→ **Available data**:
---*---
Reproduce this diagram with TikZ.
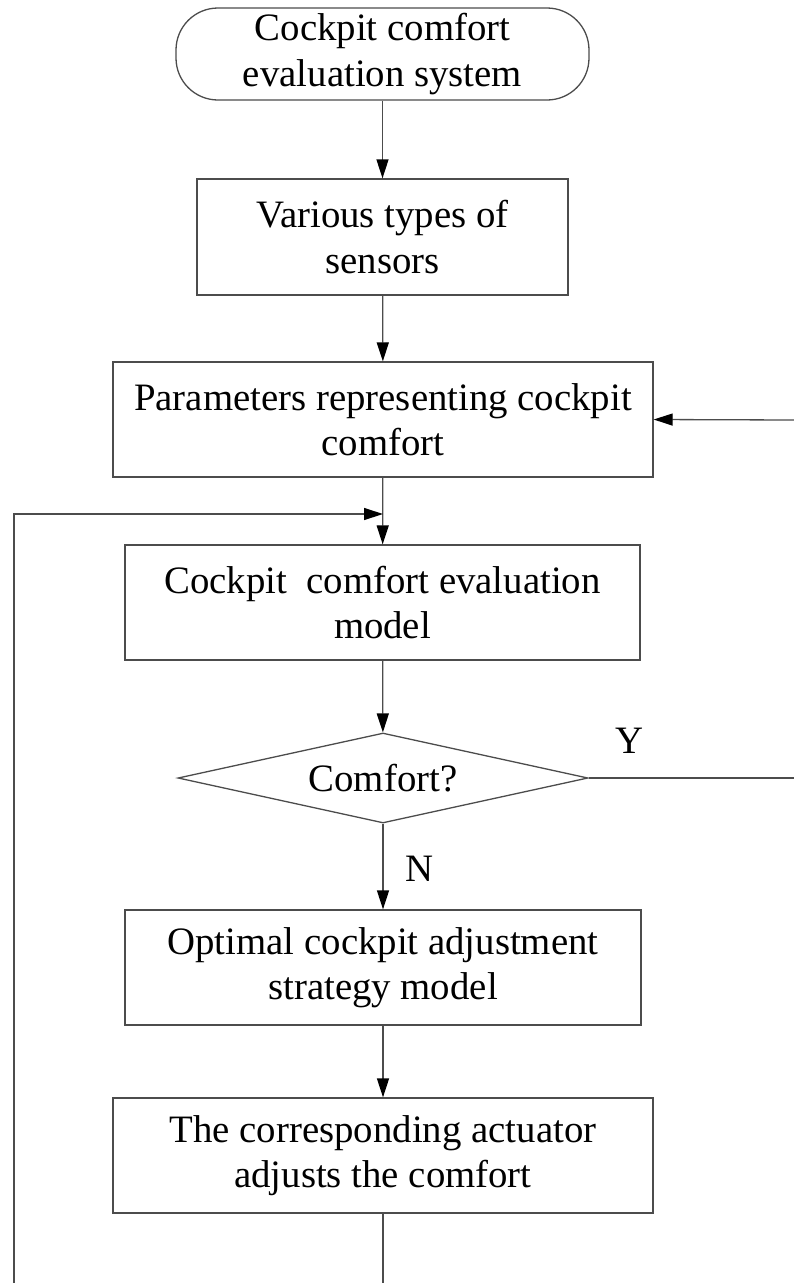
\documentclass[tikz,border=0pt]{standalone}
\usepackage{fontspec}
\setmainfont{Liberation Serif}
\usepackage{tikz}
\usetikzlibrary{arrows.meta,shapes.geometric,positioning}

\begin{document}
\begin{tikzpicture}[
            x=1pt, y=-1pt,
            every node/.style={
                    inner sep=0pt,
                    align=center,
                    font=\fontsize{38.8}{45.5}\selectfont
                },
            terminal node/.style={
                    draw=black!70,
                    line width=1.3pt,
                    rounded corners=42pt,
                    minimum width=413pt,
                    minimum height=92pt
                },
            process box/.style={
                    draw=black!70,
                    line width=1.3pt,
                    minimum height=115pt
                },
            decision node/.style={
                    draw=black!70,
                    line width=1.3pt,
                    diamond,
                    aspect=4.5,
                    minimum width=410pt,
                    minimum height=90pt
                },
            connecting line/.style={
                    draw=black!70,
                    line width=1.3pt
                },
            flow arrow/.style={
                    connecting line,
                    -{Triangle[length=19pt,width=12pt,color=black]}
                },
            branch label/.style={
                    font=\fontsize{38.8}{45.5}\selectfont
                }
        ]

        \useasboundingbox (0,0) rectangle (794,1283);

        % Main chain
        \node[terminal node] (start) at (382.5, 54) {Cockpit comfort\\evaluation system};
        \node[process box, minimum width=371pt, minimum height=116pt] (sensors) at (382.5, 237) {Various types of\\sensors};
        \node[process box, minimum width=540pt] (params) at (383, 419.5) {Parameters representing cockpit\\comfort};
        \node[process box, minimum width=515pt] (evalmodel) at (382.5, 602.5) {Cockpit~ comfort evaluation\\model};
        \node[decision node] (comfort) at (383, 778) {Comfort?};
        \node[process box, minimum width=516pt] (strategy) at (383, 967.5) {Optimal cockpit adjustment\\strategy model};
        \node[process box, minimum width=540pt] (actuator) at (383, 1155.5) {The corresponding actuator\\adjusts the comfort};

        % Branch labels
        \node[branch label] (yes) at (630, 741) {Y};
        \node[branch label] (no) at (420, 869) {N};

        % Loose ends
        \coordinate (merge) at (383, 514);
        \coordinate (feedin) at (14, 1283);
        \coordinate (actout) at (383, 1283);
        \coordinate (yout) at (794, 778);
        \coordinate (yback) at (794, 420);

        % Connections
        \foreach \a/\b in {start/sensors, sensors/params, params/evalmodel, evalmodel/comfort, comfort/strategy, strategy/actuator} {
                \draw[flow arrow] (\a) -- (\b);
            }

        \draw[connecting line] (actuator) -- (actout);
        \draw[flow arrow] (feedin) |- (merge);
        \draw[connecting line] (comfort.east) -- (yout);
        \draw[flow arrow] (yback) -- (params.east);

    \end{tikzpicture}
\end{document}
---*---
Your task is to reproduce all of the material exactly. The pictures stay out.

Reproduce this diagram with TikZ.
\documentclass[tikz,border=0pt]{standalone}
\usepackage{fontspec}
\setmainfont{Liberation Serif}
\usepackage{tikz}
\usetikzlibrary{arrows.meta,shapes.geometric,positioning}

\begin{document}
\begin{tikzpicture}[
            x=1pt, y=-1pt,
            every node/.style={
                    inner sep=0pt,
                    align=center,
                    font=\fontsize{38.8}{45.5}\selectfont
                },
            terminal node/.style={
                    draw=black!70,
                    line width=1.3pt,
                    rounded corners=42pt,
                    minimum width=413pt,
                    minimum height=92pt
                },
            process box/.style={
                    draw=black!70,
                    line width=1.3pt,
                    minimum height=115pt
                },
            decision node/.style={
                    draw=black!70,
                    line width=1.3pt,
                    diamond,
                    aspect=4.5,
                    minimum width=410pt,
                    minimum height=90pt
                },
            connecting line/.style={
                    draw=black!70,
                    line width=1.3pt
                },
            flow arrow/.style={
                    connecting line,
                    -{Triangle[length=19pt,width=12pt,color=black]}
                },
            branch label/.style={
                    font=\fontsize{38.8}{45.5}\selectfont
                }
        ]

        \useasboundingbox (0,0) rectangle (794,1283);

        % Main chain
        \node[terminal node] (start) at (382.5, 54) {Cockpit comfort\\evaluation system};
        \node[process box, minimum width=371pt, minimum height=116pt] (sensors) at (382.5, 237) {Various types of\\sensors};
        \node[process box, minimum width=540pt] (params) at (383, 419.5) {Parameters representing cockpit\\comfort};
        \node[process box, minimum width=515pt] (evalmodel) at (382.5, 602.5) {Cockpit~ comfort evaluation\\model};
        \node[decision node] (comfort) at (383, 778) {Comfort?};
        \node[process box, minimum width=516pt] (strategy) at (383, 967.5) {Optimal cockpit adjustment\\strategy model};
        \node[process box, minimum width=540pt] (actuator) at (383, 1155.5) {The corresponding actuator\\adjusts the comfort};

        % Branch labels
        \node[branch label] (yes) at (630, 741) {Y};
        \node[branch label] (no) at (420, 869) {N};

        % Loose ends
        \coordinate (merge) at (383, 514);
        \coordinate (feedin) at (14, 1283);
        \coordinate (actout) at (383, 1283);
        \coordinate (yout) at (794, 778);
        \coordinate (yback) at (794, 420);

        % Connections
        \foreach \a/\b in {start/sensors, sensors/params, params/evalmodel, evalmodel/comfort, comfort/strategy, strategy/actuator} {
                \draw[flow arrow] (\a) -- (\b);
            }

        \draw[connecting line] (actuator) -- (actout);
        \draw[flow arrow] (feedin) |- (merge);
        \draw[connecting line] (comfort.east) -- (yout);
        \draw[flow arrow] (yback) -- (params.east);

    \end{tikzpicture}
\end{document}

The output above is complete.